A clerk greeted me at once, and in a true, ‘may I help you?’ way, rather than the Accost You At The Door method that the retail outlets seem to prefer these days. It’s as if everyone took the Old Lady Greeter thing from Wal-Mart and turned it into a Pummel the Customer Upon Entry method. I dislike sales people, and I dislike pestering salespeople more (see post immediately below). This woman, though, simply nodded and smiled as we went in, commented, almost to herself, that jeans were buy one/get one at half off, and then went back to folding Henley’s into perfects sixths. Wow. Good sign.

Howard and I found a few in size 10, and, daring fate, a few more in size 8, including a fancy slit-up-the-side variety called “Novelty”. They had everything in Long sizes, and so I snatched it all and plopped myself into a fitting room. I tried the 8s first, and discovered to my surprise that the Novelty was too long. We couldn’t find a Novelty 8 in average length, and since I was now OFFICIALLY a size 8, I refused to try the 10s. Alas I had to abandon the Novelty and go for something regular.

One thing I noted was that most everything was a stretch of some sort, with 1% spandex mixed in with the denim. I wanted 100% denim. But the Bauer jeans fit nicely-curvy and really long. Could I make an exception this once? I decided to make the compromise. After all, it was more important to me that my socks vanished than it was to prove that I was a True 8, no stretch, no lie.
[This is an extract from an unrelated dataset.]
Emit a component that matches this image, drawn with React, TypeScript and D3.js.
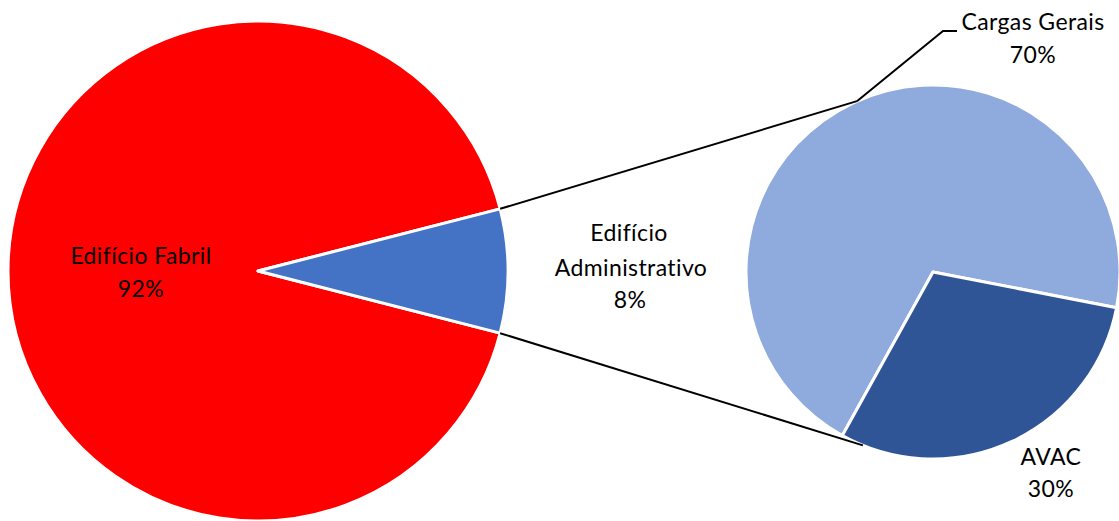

I found a pair of size 8s (1% lycra) that fit nicely and would clearly be comfy once I gave them the One-Hour Test. This test, which Howard loathes but now practices, basically says that you should buy jeans that you can barely fit into in the dressing room. That’s because denim relaxes, and so an hour after they’re on you for the first time, they’ll stretch and fit you regularly. Of course ‘fit’ is a relative term. I wear my jeans tight: always have. I like them that way. Denim should not sag, so says me. My dress pants can hang off my hips and dangle on my legs, not touching them. But I want my jeans to follow my figure. I couldn’t find anything in an 8 that I liked, and suddenly, all the size 8 longs vanished. Certain of a conspiracy, I asked Howard to find me anything in a long.

And then the most amazing thing happened.

I snuck a pair of 6 longs (1% lycra) into the dressing room. I had to barter hard with the octopus, but I got them up and I got them on. Size 6! That means that somewhere out there is a pair of size 8 no-stretch that will fit me when I’m standing up. Those Tall Girl jeans are size 8. It might be time to pick a weekend and bring them out for public display.

So I have made my peace with stretch jeans. I don’t need the stretch to pretend I’m a size smaller. I know what size I am; this is just for length and for comfort. I can find a 100% denim size 8 if I look hard enough, and probably I will. But for now, I have an 8 in my closet that I can wear anytime, and a 6 that is just a week or so away from Casual Friday.

And to my new friend “Jeanius” who recommended Bauer, thank you. Thank you for writing me, thank you for suggesting Mr. Ed’s, and thank you for ‘seeing’ what I could not.